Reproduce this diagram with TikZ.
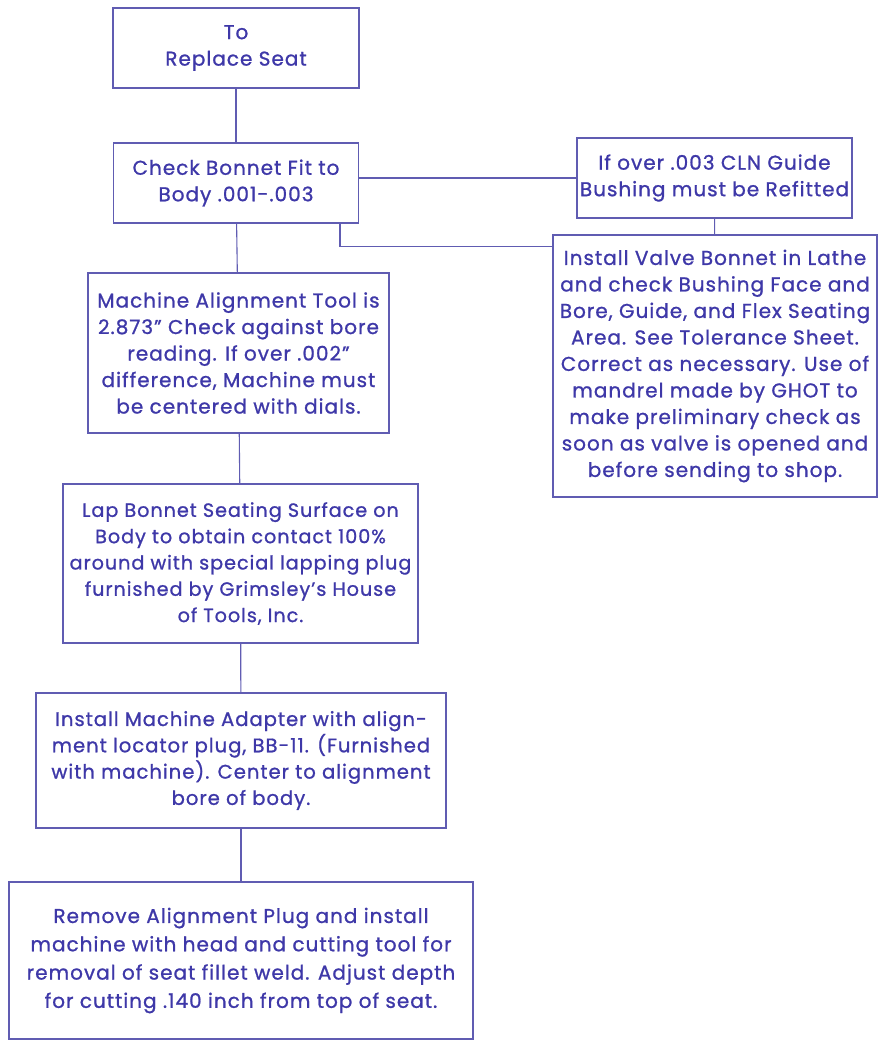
\documentclass[tikz,border=0pt]{standalone}
\usepackage{fontspec}
\setmainfont{Poppins}[LetterSpace=5, FakeBold=1]
\usepackage{tikz}
\usetikzlibrary{positioning,calc}

\definecolor{inkblue}{RGB}{62,56,168}
\definecolor{lineblue}{RGB}{96,92,178}

\begin{document}
\begin{tikzpicture}[
  x=1pt, y=-1pt,
  font=\fontsize{20}{26.5}\selectfont,
  stepbox/.style={draw=lineblue, line width=1.1pt, align=center, inner sep=2pt, text=inkblue},
  link/.style={draw=lineblue, line width=1.1pt}
]
\useasboundingbox (0,0) rectangle (878,1041);

% main column
\node[stepbox, minimum width=246pt, minimum height=80pt] (seat) at (236,48) {To\\Replace Seat};
\node[stepbox, minimum width=245pt, minimum height=80pt] (fit) at (236,183) {Check Bonnet Fit to\\Body .001-.003};
\node[stepbox, minimum width=301pt, minimum height=160pt] (tool) at (238.5,353) {Machine Alignment Tool is\\2.873'' Check against bore\\reading. If over .002''\\difference, Machine must\\be centered with dials.};
\node[stepbox, minimum width=355pt, minimum height=159pt, font=\fontsize{19.2}{26.3}\selectfont] (lap) at (240.5,563.5) {Lap Bonnet Seating Surface on\\Body to obtain contact 100\%\\around with special lapping plug\\furnished by Grimsley's House\\of Tools, Inc.};
\node[stepbox, minimum width=410pt, minimum height=135pt, font=\fontsize{19.6}{26.3}\selectfont] (adapter) at (241,760.5) {Install Machine Adapter with align-\\ment locator plug, BB-11. (Furnished\\with machine). Center to alignment\\bore of body.};
\node[stepbox, minimum width=464pt, minimum height=157pt, font=\fontsize{20}{28.3}\selectfont] (cut) at (241,960.5) {Remove Alignment Plug and install\\machine with head and cutting tool for\\removal of seat fillet weld. Adjust depth\\for cutting .140 inch from top of seat.};

% side branch
\node[stepbox, minimum width=275pt, minimum height=80pt] (refit) at (714.5,178) {If over .003 CLN Guide\\Bushing must be Refitted};
\node[stepbox, minimum width=324pt, minimum height=262pt] (lathe) at (715,366) {Install Valve Bonnet in Lathe\\and check Bushing Face and\\Bore, Guide, and Flex Seating\\Area. See Tolerance Sheet.\\Correct as necessary. Use of\\mandrel made by GHOT to\\make preliminary check as\\soon as valve is opened and\\before sending to shop.};

% connectors
\draw[link] (seat) -- (fit);
\draw[link] (fit) -- (tool);
\draw[link] (tool) -- (lap);
\draw[link] (lap) -- (adapter);
\draw[link] (adapter) -- (cut);
\draw[link] (fit.east |- refit.west) -- (refit.west);
\draw[link] (refit) -- (lathe);
\draw[link] ([xshift=104pt]fit.south) |- ([yshift=-12pt]lathe.north west);
\end{tikzpicture}
\end{document}
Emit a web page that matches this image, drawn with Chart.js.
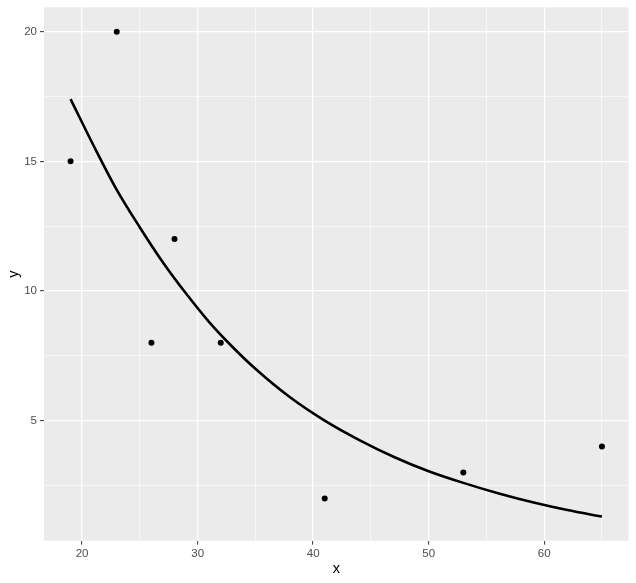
<!DOCTYPE html>
<html>
<head>
<meta charset="utf-8">
<script src="https://cdn.jsdelivr.net/npm/chart.js@4"></script>
<style>
html,body{margin:0;padding:0;background:#fff;}
canvas{display:block;}
</style>
</head>
<body>
<canvas id="c" width="636" height="583"></canvas>
<script>
const pointX = [19, 23, 26, 28, 32, 41, 53, 65];
const pointY = [15, 20, 8, 12, 8, 2, 3, 4];
const curveX = [19, 21, 23, 25, 27, 29, 31, 33, 35, 38, 41, 44, 47, 50, 53, 56, 59, 62, 65];
const curveY = [17.4, 15.6, 13.9, 12.45, 11.1, 9.9, 8.8, 7.85, 7.0, 5.9, 5.0, 4.25, 3.6, 3.05, 2.6, 2.2, 1.85, 1.55, 1.3];
const xTicks = [20, 30, 40, 50, 60];
const xMinor = [25, 35, 45, 55, 65];
const yTicks = [5, 10, 15, 20];
const yMinor = [2.5, 7.5, 12.5, 17.5];

const bgPlugin = {
  id: 'panelBg',
  beforeDraw(chart) {
    const a = chart.chartArea, ctx = chart.ctx;
    ctx.save();
    ctx.fillStyle = '#ebebeb';
    ctx.fillRect(a.left, a.top, a.right - a.left, a.bottom - a.top);
    ctx.restore();
  }
};

function buildTicks(major, minor) {
  return function(scale) {
    const all = major.map(v => ({value: v, major: true})).concat(minor.map(v => ({value: v, major: false})));
    all.sort((a, b) => a.value - b.value);
    scale.ticks = all;
  };
}
const isMajor = (ctx) => ctx.tick && ctx.tick.major;

new Chart(document.getElementById('c'), {
  type: 'scatter',
  data: {
    datasets: [
      {
        data: curveX.map((x, i) => ({x: x, y: curveY[i]})),
        showLine: true,
        borderColor: '#000',
        borderWidth: 2.6,
        pointRadius: 0,
        cubicInterpolationMode: 'monotone',
        fill: false
      },
      {
        data: pointX.map((x, i) => ({x: x, y: pointY[i]})),
        backgroundColor: '#000',
        borderColor: '#000',
        pointRadius: 3,
        borderWidth: 0
      }
    ]
  },
  options: {
    responsive: false,
    animation: false,
    devicePixelRatio: 1,
    layout: {padding: {top: 7.3, right: 7.5, left: 0, bottom: 0}},
    plugins: {legend: {display: false}, tooltip: {enabled: false}},
    scales: {
      x: {
        type: 'linear',
        min: 16.7, max: 67.3,
        afterBuildTicks: buildTicks(xTicks, xMinor),
        afterFit(scale) { scale.height = 42.3; scale.paddingLeft = 0; scale.paddingRight = 0; },
        border: {display: false},
        grid: {
          color: '#ffffff',
          lineWidth: (ctx) => isMajor(ctx) ? 1.3 : 0.6,
          tickColor: (ctx) => isMajor(ctx) ? '#333333' : 'rgba(0,0,0,0)',
          tickLength: 4,
          tickWidth: 1
        },
        ticks: {
          autoSkip: false,
          maxRotation: 0,
          padding: 2,
          color: '#4d4d4d',
          font: {family: 'Liberation Sans, Arial, sans-serif', size: 11.5},
          callback: function(v, i, ticks) { return ticks[i].major ? String(v) : ''; }
        },
        title: {
          display: true, text: 'x', color: '#000',
          font: {family: 'Liberation Sans, Arial, sans-serif', size: 14.5},
          padding: {top: 0, bottom: 5}
        }
      },
      y: {
        type: 'linear',
        min: 0.37, max: 20.94,
        afterBuildTicks: buildTicks(yTicks, yMinor),
        afterFit(scale) { scale.width = 44; scale.paddingTop = 0; scale.paddingBottom = 0; },
        border: {display: false},
        grid: {
          color: '#ffffff',
          lineWidth: (ctx) => isMajor(ctx) ? 1.3 : 0.6,
          tickColor: (ctx) => isMajor(ctx) ? '#333333' : 'rgba(0,0,0,0)',
          tickLength: 4,
          tickWidth: 1
        },
        ticks: {
          autoSkip: false,
          padding: 3,
          color: '#4d4d4d',
          font: {family: 'Liberation Sans, Arial, sans-serif', size: 11.5},
          callback: function(v, i, ticks) { return ticks[i].major ? String(v) : ''; }
        },
        title: {
          display: true, text: 'y', color: '#000',
          font: {family: 'Liberation Sans, Arial, sans-serif', size: 14.5},
          padding: {top: 5, bottom: 0}
        }
      }
    }
  },
  plugins: [bgPlugin]
});
</script>
</body>
</html>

----

**SHORT EXERCISE**
Collect every line above that contains the word "this".

**SOLUTION TO THE EXERCISE**
Reproduce this diagram with TikZ.
Emit a web page that matches this image, drawn with Chart.js.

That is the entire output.